Northeastern Section - 56th Annual Meeting - 2021

Paper No. 8-1
Presentation Time: 1:35 PM

GROUNDWATER SILCRETE IN THE POTSDAM GROUP, OTTAWA GRABEN: A CASE EXAMPLE OF SHALLOW FAULT-CONTROLLED SILICIFICATION AND DESILICIFICATION IN A TECTONICALLY ACTIVE BASIN


LOWE, David, Department of Earth Sciences, Memorial University, 9 Arctic Avenue, St. John's, NL A1B 3X5, CANADA, ARNOTT, R.W.C., Department of Earth Sciences, University of Ottawa, Marion Hall, 140 Louis Pasteur Pvt, Ottawa, ON K1N6N5, Canada, DESANTIS, Edward, Fisheries and Oceans Canada, Government of Canada, Ottawa, ON K1A 0E6, Canada and CONLIFFE, James, Geologic Survey, Newfoundland and Labrador Department of Industry, Energy and Technology, St. John's, NF A1B 3X5, Canada

Silcrete forms by silicification of sediment or bedrock at the Earth’s surface due to soil-forming processes (pedogenic silcrete), or in the shallow subsurface (< 100 m) along the water table (groundwater silcrete).
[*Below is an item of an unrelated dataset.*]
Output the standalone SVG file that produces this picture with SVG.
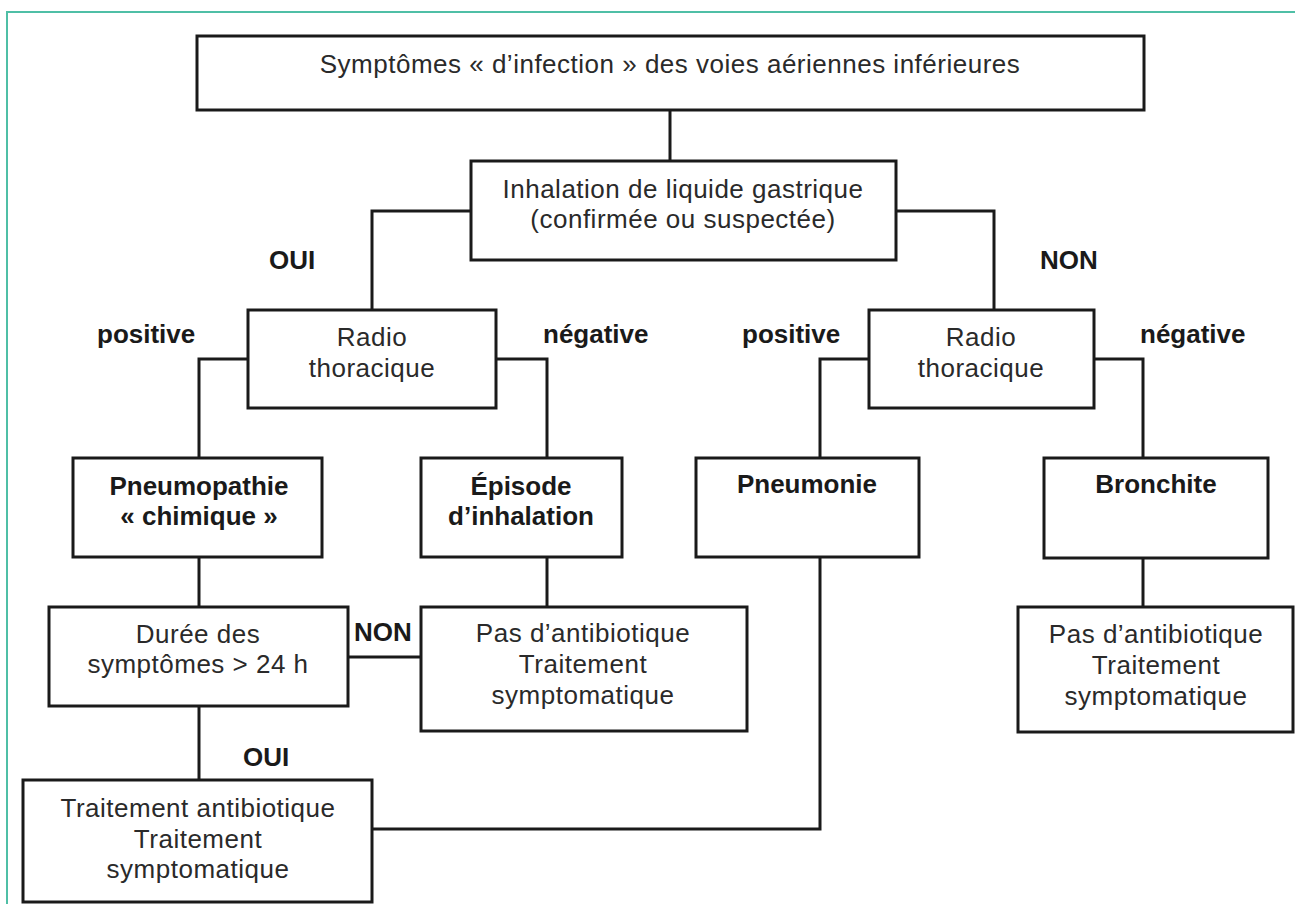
<svg xmlns="http://www.w3.org/2000/svg" width="1295" height="904" viewBox="0 0 1295 904">
<style>
.box{fill:#fff;stroke:#1a1a1a;stroke-width:3}
.ln{fill:none;stroke:#1a1a1a;stroke-width:3}
.t{font-family:"Liberation Sans",Arial,sans-serif;font-size:26px;letter-spacing:0.5px;fill:#2a2a2a;text-anchor:middle}
.b{font-family:"Liberation Sans",Arial,sans-serif;font-size:26px;font-weight:bold;fill:#1a1a1a;text-anchor:middle}
.lb{font-family:"Liberation Sans",Arial,sans-serif;font-size:26px;font-weight:bold;fill:#1a1a1a}
.frame{fill:none;stroke:#4fbfa6;stroke-width:2}
</style>
<rect width="1295" height="904" fill="#fff"/>
<path class="frame" d="M7 904 V12 H1295"/>
<g id="connectors">
<path class="ln" d="M670 110 V161"/>
<path class="ln" d="M471 211 H372 V310"/>
<path class="ln" d="M896 211 H994 V310"/>
<path class="ln" d="M248 359 H199 V458"/>
<path class="ln" d="M496 359 H547 V458"/>
<path class="ln" d="M869 359 H820 V458"/>
<path class="ln" d="M1094 359 H1143 V458"/>
<path class="ln" d="M199 557 V607"/>
<path class="ln" d="M348 657 H421"/>
<path class="ln" d="M547 557 V607"/>
<path class="ln" d="M199 706 V780"/>
<path class="ln" d="M820 557 V829 H372"/>
<path class="ln" d="M1143 558 V607"/>
<text class="lb" x="269" y="269">OUI</text>
<text class="lb" x="1040" y="269">NON</text>
<text class="lb" x="97" y="343">positive</text>
<text class="lb" x="543" y="343">négative</text>
<text class="lb" x="742" y="343">positive</text>
<text class="lb" x="1140" y="343">négative</text>
<text class="lb" x="354" y="641">NON</text>
<text class="lb" x="243" y="766">OUI</text>
</g>
<g id="n-symptomes">
<rect class="box" x="197" y="36" width="947" height="74"/>
<text class="t" x="670" y="73">Symptômes « d’infection » des voies aériennes inférieures</text>
</g>
<g id="n-inhalation">
<rect class="box" x="471" y="161" width="425" height="99"/>
<text class="t" x="683" y="198">Inhalation de liquide gastrique</text>
<text class="t" x="683" y="228">(confirmée ou suspectée)</text>
</g>
<g id="n-radio-oui">
<rect class="box" x="248" y="310" width="248" height="98"/>
<text class="t" x="372" y="346">Radio</text>
<text class="t" x="372" y="377">thoracique</text>
</g>
<g id="n-radio-non">
<rect class="box" x="869" y="310" width="225" height="98"/>
<text class="t" x="981" y="346">Radio</text>
<text class="t" x="981" y="377">thoracique</text>
</g>
<g id="n-pneumopathie">
<rect class="box" x="73" y="458" width="249" height="99"/>
<text class="b" x="199" y="495">Pneumopathie</text>
<text class="b" x="199" y="525">« chimique »</text>
</g>
<g id="n-episode">
<rect class="box" x="421" y="458" width="201" height="99"/>
<text class="b" x="521" y="495">Épisode</text>
<text class="b" x="521" y="525">d’inhalation</text>
</g>
<g id="n-pneumonie">
<rect class="box" x="696" y="458" width="223" height="99"/>
<text class="b" x="807" y="493">Pneumonie</text>
</g>
<g id="n-bronchite">
<rect class="box" x="1044" y="458" width="224" height="100"/>
<text class="b" x="1156" y="493">Bronchite</text>
</g>
<g id="n-duree">
<rect class="box" x="49" y="607" width="299" height="99"/>
<text class="t" x="198" y="643">Durée des</text>
<text class="t" x="198" y="673">symptômes &gt; 24 h</text>
</g>
<g id="n-pas-atb-1">
<rect class="box" x="421" y="607" width="326" height="124"/>
<text class="t" x="583" y="642">Pas d’antibiotique</text>
<text class="t" x="583" y="673">Traitement</text>
<text class="t" x="583" y="704">symptomatique</text>
</g>
<g id="n-pas-atb-2">
<rect class="box" x="1018" y="607" width="275" height="125"/>
<text class="t" x="1156" y="643">Pas d’antibiotique</text>
<text class="t" x="1156" y="674">Traitement</text>
<text class="t" x="1156" y="705">symptomatique</text>
</g>
<g id="n-traitement">
<rect class="box" x="23" y="780" width="349" height="122"/>
<text class="t" x="198" y="817">Traitement antibiotique</text>
<text class="t" x="198" y="848">Traitement</text>
<text class="t" x="198" y="878">symptomatique</text>
</g>
</svg>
Unlike pedogenic silcretes, the origin of groundwater silcretes are poorly understood with existing case studies highlighting near-surface silica flux, whereas extrabasinal sources and/or migration of silica-bearing fluids along faults have not been demonstrated. Based on spatial and textural characteristics of a groundwater silcrete from the Cambrian-Ordovician Potsdam Group in the Ottawa Graben, however, a close association between the migration of silica-rich fluids and multiple northeast-trending faults is suggested. This ≤ 150 cm thick silcrete horizon underlies an unconformity that caps a succession of fluvial quartz arenite along the flanks of fault-bounded ridges of Grenville basement. The silcrete horizon thickens toward these faults and shows a systematic change in morphology from nodular to massive to brecciated. Cathodoluminescence reveals an early luminescent zoned cement (C1) associated with silcrete formation, and a later massive non-luminescing cement (C2) that occurs as overgrows filling remaining porosity in these and adjacent Potsdam strata. Fracturing and autoclastic brecciation of silcrete occurs within tens of meters of faults and is characterized by jigsaw and collapse breccia made up of silcrete clasts in a massive sand, kaolinite, and Fe-oxide matrix. Here it is speculated that silica-rich fluids moved along faults and advected into adjacent Potsdam sediment where the effects of pH change and evaporation promoted C1 precipitation. Later fracturing and migration of high pH fluids near faults led to local C1 dissolution and autoclastic brecciation. Finally, C2 cements formed throughout Potsdam strata following burial and pressure solution of non-silcretized arenite. Although the source of silica and fluid reservoirs for C1 remains uncertain, the scarcity of remnant detrital feldspar or unstable silicates in Potsdam strata suggest that the Grenville basement was the most likely source. Ongoing fluid inclusion analyses of C1 cements aims to resolve fluid temperature and salinity conditions, and a meteoric versus hydrothermal origin.